The Rev. Jack Woodard leads Good Friday worshippers through the neighborhood of St. Stephen's and the Incarnation Church in 1982, stopping at various points to meditate upon the passion of Jesus and reflection upon the hardships of various members of the community. George H. “Jack” Woodard, an Episcopal priest and community activist who was rector of St. Stephen and the Incarnation Episcopal Church in the District from 1979 to 1985, died March 16 at home in Springfield. He was 86. (Gerald Martineau/The Washington Post)

George H. “Jack” Woodard, an Episcopal priest and community activist who was rector of St. Stephen and the Incarnation Episcopal Church in the District from 1979 to 1985, died March 16 at home in Springfield. He was 86.

He died of respiratory failure and neurological complications, his daughter Cheryl Woodard said.

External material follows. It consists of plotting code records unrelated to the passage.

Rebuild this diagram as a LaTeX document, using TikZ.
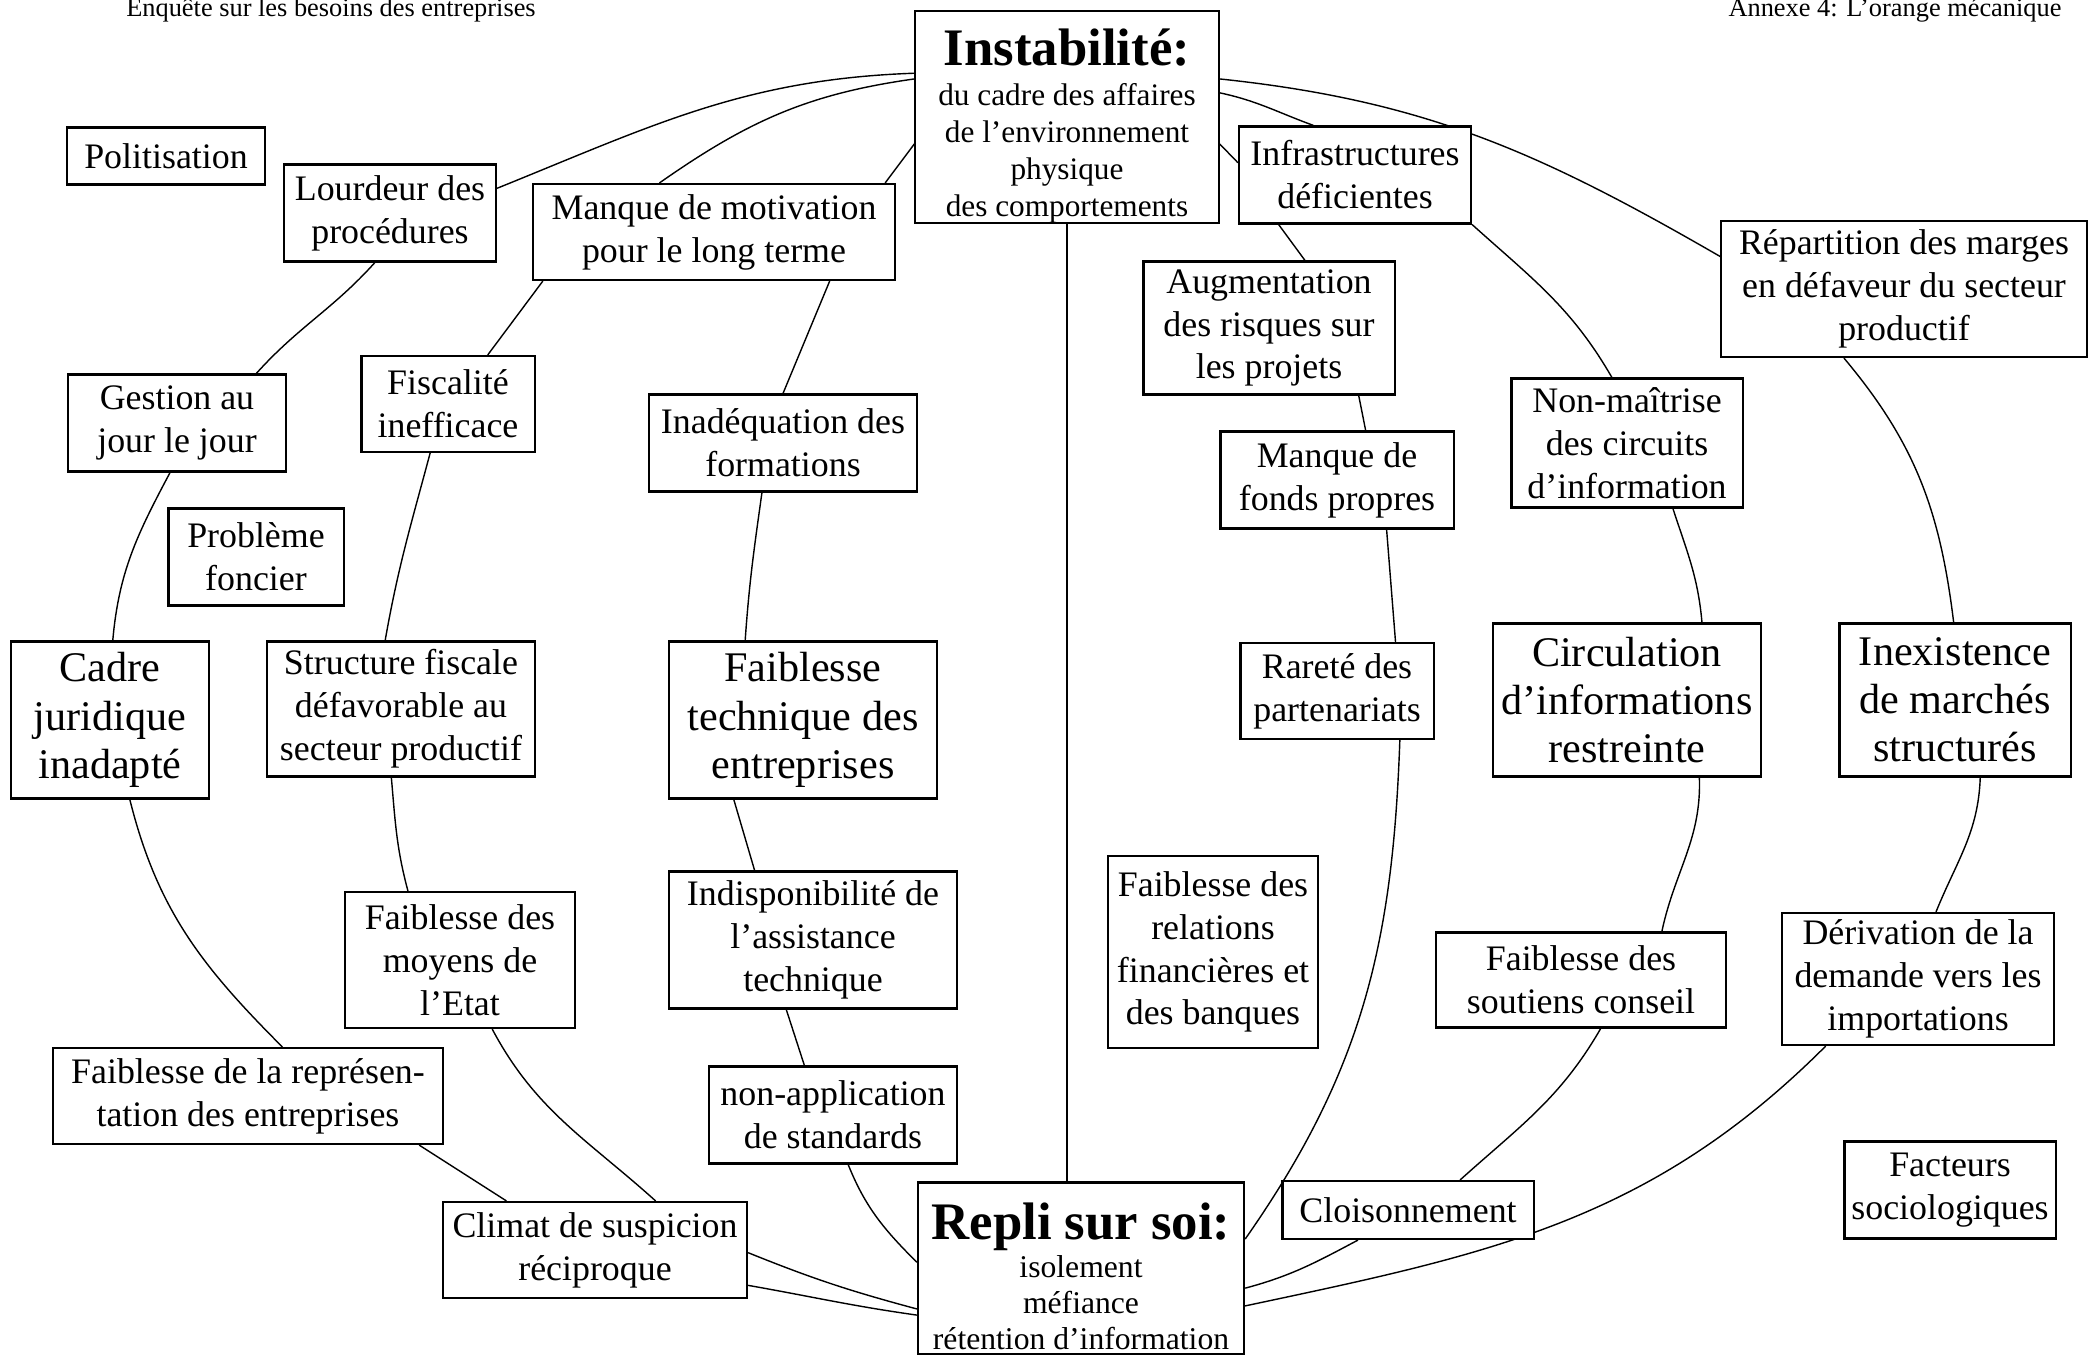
\documentclass[tikz,border=0pt]{standalone}
\usepackage{fontspec}
\setmainfont{Liberation Serif}
\usetikzlibrary{backgrounds}

\begin{document}
\begin{tikzpicture}[
  x=0.01cm, y=-0.01cm,
  every node/.style={draw, fill=white, align=center, inner sep=0pt, line width=0.6pt,
    font=\fontsize{10.2}{12.2}\selectfont},
  boxsize/.style 2 args={minimum width=#1cm, minimum height=#2cm},
  big/.style={font=\fontsize{12}{13.7}\selectfont},
  head/.style={draw=none, fill=none, anchor=base, font=\fontsize{7.5}{9}\selectfont},
  link/.style={line width=0.45pt}
]
\useasboundingbox (0,0) rectangle (2098,1358);

% Nodes
\node (enquete) [head] at (331,17) {Enquête sur les besoins des entreprises};
\node (annexe) [head] at (1895,17) {Annexe 4: L’orange mécanique};

\node (instab) [boxsize={3.03}{2.12}, font=\fontsize{8.9}{10.5}\selectfont] at (1067,117)
  {{\rule{0pt}{15.5pt}\fontsize{15}{17}\selectfont\bfseries Instabilité:}\\[1pt] du cadre des affaires\\ de l’environnement\\ physique\\ des comportements};
\node (politis) [boxsize={1.98}{0.57}] at (166,156) {Politisation};
\node (lourd) [boxsize={2.12}{0.97}] at (390,213) {Lourdeur des\\procédures};
\node (motiv) [boxsize={3.62}{0.96}] at (714,232) {Manque de motivation\\pour le long terme};
\node (infra) [boxsize={2.32}{0.97}] at (1355,175) {Infrastructures\\déficientes};
\node (repart) [boxsize={3.65}{1.36}] at (1904,289) {Répartition des marges\\en défaveur du secteur\\productif};
\node (augm) [boxsize={2.51}{1.33}] at (1269,328) {Augmentation\\des risques sur\\les projets};
\node (gestion) [boxsize={2.17}{0.97}] at (177,423) {Gestion au\\jour le jour};
\node (fiscal) [boxsize={1.73}{0.96}] at (448,404) {Fiscalité\\inefficace};
\node (inadeq) [boxsize={2.68}{0.97}] at (783,443) {Inadéquation des\\formations};
\node (nonmait) [boxsize={2.31}{1.29}] at (1627,443) {Non-maîtrise\\des circuits\\d’information};
\node (fonds) [boxsize={2.33}{0.97}] at (1337,480) {Manque de\\fonds propres};
\node (foncier) [boxsize={1.75}{0.97}] at (256,557) {Problème\\foncier};
\node (cadre) [boxsize={1.98}{1.57}, big] at (110,720) {Cadre\\juridique\\inadapté};
\node (structfisc) [boxsize={2.68}{1.35}] at (401,709) {Structure fiscale\\défavorable au\\secteur productif};
\node (technique) [boxsize={2.68}{1.57}, big] at (803,720) {Faiblesse\\technique des\\entreprises};
\node (rarete) [boxsize={1.93}{0.96}] at (1337,691) {Rareté des\\partenariats};
\node (circul) [boxsize={2.68}{1.53}, big] at (1627,700) {Circulation\\d’informations\\restreinte};
\node (inexist) [boxsize={2.31}{1.53}, big] at (1955,700) {Inexistence\\de marchés\\structurés};
\node (relfin) [boxsize={2.10}{1.92}] at (1213,952) {Faiblesse des\\relations\\financières et\\des banques};
\node (moyens) [boxsize={2.30}{1.36}] at (460,960) {Faiblesse des\\moyens de\\l’Etat};
\node (indispo) [boxsize={2.88}{1.37}] at (813,940) {Indisponibilité de\\l’assistance\\technique};
\node (soutiens) [boxsize={2.90}{0.95}] at (1581,980) {Faiblesse des\\soutiens conseil};
\node (derivation) [boxsize={2.72}{1.32}] at (1918,979) {Dérivation de la\\demande vers les\\importations};
\node (represent) [boxsize={3.89}{0.96}] at (248,1096) {Faiblesse de la représen-\\tation des entreprises};
\node (nonappli) [boxsize={2.48}{0.97}] at (833,1115) {non-application\\de standards};
\node (facteurs) [boxsize={2.11}{0.97}] at (1950,1190) {Facteurs\\sociologiques};
\node (climat) [boxsize={3.04}{0.96}] at (595,1250) {Climat de suspicion\\réciproque};
\node (repli) [boxsize={3.26}{1.71}, font=\fontsize{9}{10.2}\selectfont] at (1081,1268)
  {{\rule{0pt}{15pt}\fontsize{15}{17}\selectfont\bfseries Repli sur soi:}\\[0.6pt] isolement\\ méfiance\\ rétention d’information};
\node (cloison) [boxsize={2.51}{0.58}] at (1408,1210) {Cloisonnement};

% Links
\begin{scope}[on background layer, link]
\draw (instab.164) to[out=182, in=22] (lourd.13);
\draw (instab.166) to[out=188, in=35] (motiv.138);
\draw (instab.190) -- (motiv.16);
\draw (lourd.253) to[out=228, in=48] (gestion.32);
\draw (gestion.262) to[out=242, in=85] (cadre.88);
\draw (cadre.284) to[out=-76, in=135] (represent.55);
\draw (represent.-16) -- (climat.151);
\draw (climat.-1) to[out=-22, in=165] (repli.194);
\draw (climat.-13) to[out=-10, in=172] (repli.196);
\draw (motiv.196) -- (fiscal.51);
\draw (fiscal.250) to[out=255, in=80] (structfisc.103);
\draw (structfisc.262) to[out=-85, in=105] (moyens.127);
\draw (moyens.295) to[out=-62, in=138] (climat.39);
\draw (motiv.337) -- (inadeq.90);
\draw (inadeq.247) to[out=-98, in=86] (technique.126);
\draw (technique.229) -- (indispo.130);
\draw (indispo.249) -- (nonappli.120);
\draw (nonappli.287) to[out=-68, in=135] (repli.178);
\draw (instab.south) -- (instab.south |- repli.north);
% right half
\draw (instab.14) to[out=-6, in=150] (repart.170);
\draw (instab.9) to[out=-12, in=160] (infra.130);
\draw (instab.350) -- (infra.174);
\draw (infra.213) -- (augm.62);
\draw (augm.323) -- (fonds.60);
\draw (fonds.315) -- (rarete.40);
\draw (rarete.322) to[out=-92, in=55] (repli.10);
\draw (infra.south east) to[out=-42, in=120] (nonmait.103);
\draw (nonmait.305) to[out=-72, in=95] (circul.46);
\draw (circul.313) to[out=-88, in=78] (soutiens.31);
\draw (soutiens.292) to[out=240, in=42] (cloison.30);
\draw (cloison.211) to[out=208, in=15] (repli.353);
\draw (repart.229) to[out=-50, in=97] (inexist.91);
\draw (inexist.288) to[out=-92, in=68] (derivation.75);
\draw (derivation.216) to[out=225, in=12] (repli.347);
\end{scope}
\end{tikzpicture}
\end{document}
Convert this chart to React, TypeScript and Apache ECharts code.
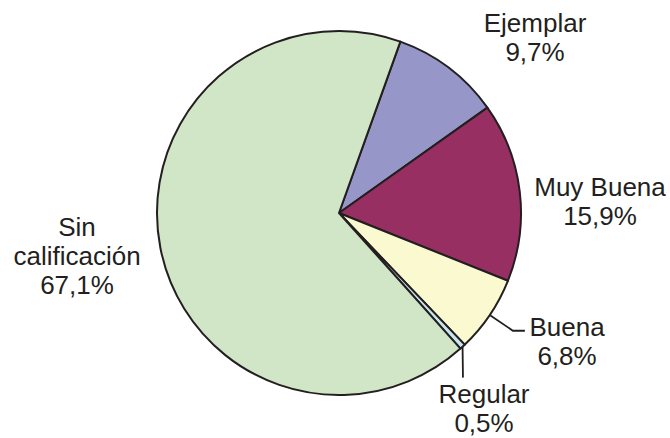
import React, { useEffect, useRef } from "react";
import * as echarts from "echarts";

const categories = ["Ejemplar", "Muy Buena", "Buena", "Regular", "Sin calificación"];
const values = [9.7, 15.9, 6.8, 0.5, 67.1];
const colors = ["#9696c8", "#982f63", "#fbf9d0", "#c8e6f0", "#d1e6c6"];
const showLeader = [false, false, true, false, false];
const verticalLeader = [false, false, false, true, false];
// label block centres (layout only)
const labelPos: [number, number][] = [
  [535, 37],
  [600, 201],
  [567, 341],
  [484, 408],
  [77, 256],
];

export default function App() {
  const ref = useRef<HTMLDivElement>(null);
  useEffect(() => {
    if (!ref.current) return;
    const chart = echarts.init(ref.current, undefined, { renderer: "svg" });
    const data = categories.map((name, i) => ({
      name,
      value: values[i],
      itemStyle: { color: colors[i] },
      labelLine: {
        show: showLeader[i] || verticalLeader[i],
        lineStyle: { color: "#231f20", width: 1.8, opacity: 1 },
      },
    }));
    chart.setOption({
      animation: false,
      backgroundColor: "#ffffff",
      series: [
        {
          type: "pie",
          center: [339, 213],
          radius: 182,
          startAngle: 70.3,
          clockwise: true,
          avoidLabelOverlap: false,
          itemStyle: { borderColor: "#231f20", borderWidth: 2 },
          emphasis: { disabled: true },
          label: {
            show: true,
            position: "outside",
            fontFamily: "Liberation Sans, Arial, sans-serif",
            fontSize: 26,
            lineHeight: 29,
            color: "#231f20",
            align: "center",
            formatter: (p: any) =>
              p.name.replace(" calificación", "\ncalificación") +
              "\n" +
              Number(p.value).toFixed(1).replace(".", ",") +
              "%",
          },
          labelLine: {
            length: 28,
            length2: 12,
            lineStyle: { color: "#231f20", width: 1.8 },
          },
          labelLayout: (params: any) => {
            const i = params.dataIndex;
            const out: any = {
              x: labelPos[i][0],
              y: labelPos[i][1],
              align: "center",
              verticalAlign: "middle",
            };
            const pts = params.labelLinePoints;
            if (pts && pts.length) {
              if (verticalLeader[i]) {
                const p0 = pts[0];
                out.labelLinePoints = [
                  [p0[0], p0[1]],
                  [p0[0] + 0.2, p0[1] + 15],
                  [p0[0] + 0.4, p0[1] + 31],
                ];
              } else {
                out.labelLinePoints = pts;
              }
            }
            return out;
          },
          data,
        },
      ],
    });
    return () => chart.dispose();
  }, []);
  return (
    <div
      ref={ref}
      style={{ position: "fixed", left: 0, top: 0, width: 670, height: 438 }}
    />
  );
}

St. Stephen and the Incarnation is located at 16th and Newton streets NW, and Rev. Woodard’s ministry was known for such public demonstrations as his annual Stations of the Cross procession on Good Friday through the neighborhood denouncing the presence of drug dealers.

“When we permit heroin to be sold, we are crucifying Jesus,” he said.

At the church, Rev. Woodard also helped launch the Samaritan Ministry, an ecumenical social welfare program that continues to serve the city’s poor and homeless; the Washington Free Clinic, which provided medical care and attention for nearly 40 years; and a program offering showers to homeless men.

In 1985, he resigned as rector in a dispute with lay leaders over the degree of lay authority in church management.

Later he was rector of Meade Memorial Episcopal Church in Alexandria, a historically African American congregation, where he helped create a shelter for the homeless and was instrumental in the construction of a larger church building. He retired in 1991.

George Henry Woodard was born Aug. 16, 1926, in Tampa and grew up in Houston. At 19, he graduated from the University of Texas in 1946.

With a degree in mechanical engineering, he designed electrical power plants in Texas for the next 13 years. In 1959, after attending an Episcopal retreat for young businessmen, he decided to enter the ministry.

He graduated from the Episcopal Theological Seminary of the Southwest in Austin, and he was ordained in 1962.

His first church, All Saints, was in the poorest section of Houston — an assignment he had requested. He was assigned in 1964 to work for the executive council of the national Episcopal Church in New York, specializing in expanding the church’s ministry to the poor, dispossessed and minorities.

After having served as pastor of a church in the Dominican Republic, he came to St. Stephen and the Incarnation, succeeding the Rev. William A. Wendt, a prominent community activist who had resigned to pursue a ministry to the terminally ill.

As Wendt’s successor, Rev. Woodard continued to lead his flock along the spiritual path of social activism. At the church, on the edge of what was then a high-crime area, he took precautionary measures. The 6-foot-6 rector kept a police stick in his desk drawer and said he would call the authorities in cases of crime or violence.

“St. Stephen’s is here to help anyone who comes in peace,” he once said. ”We love people, but we are not pigeons.”

His first marriage, to Judy Gaston, ended in divorce. In 1970, he married Lucila George.

Besides his wife, of Springfield, survivors include four children from his first marriage, Iris Woodard of Springfield, George Woodard of Old Westbury, N.Y., Cheryl Woodard of Little Rock and Sarah Woodard of Albany, Calif.; nine grandchildren; and four great-grandchildren.

In retirement, Rev. Woodard continued to participate in church-related activities, including organizing and leading pilgrimages to Jerusalem, where he liked to say that he was “walking on the same stones that Jesus walked on.”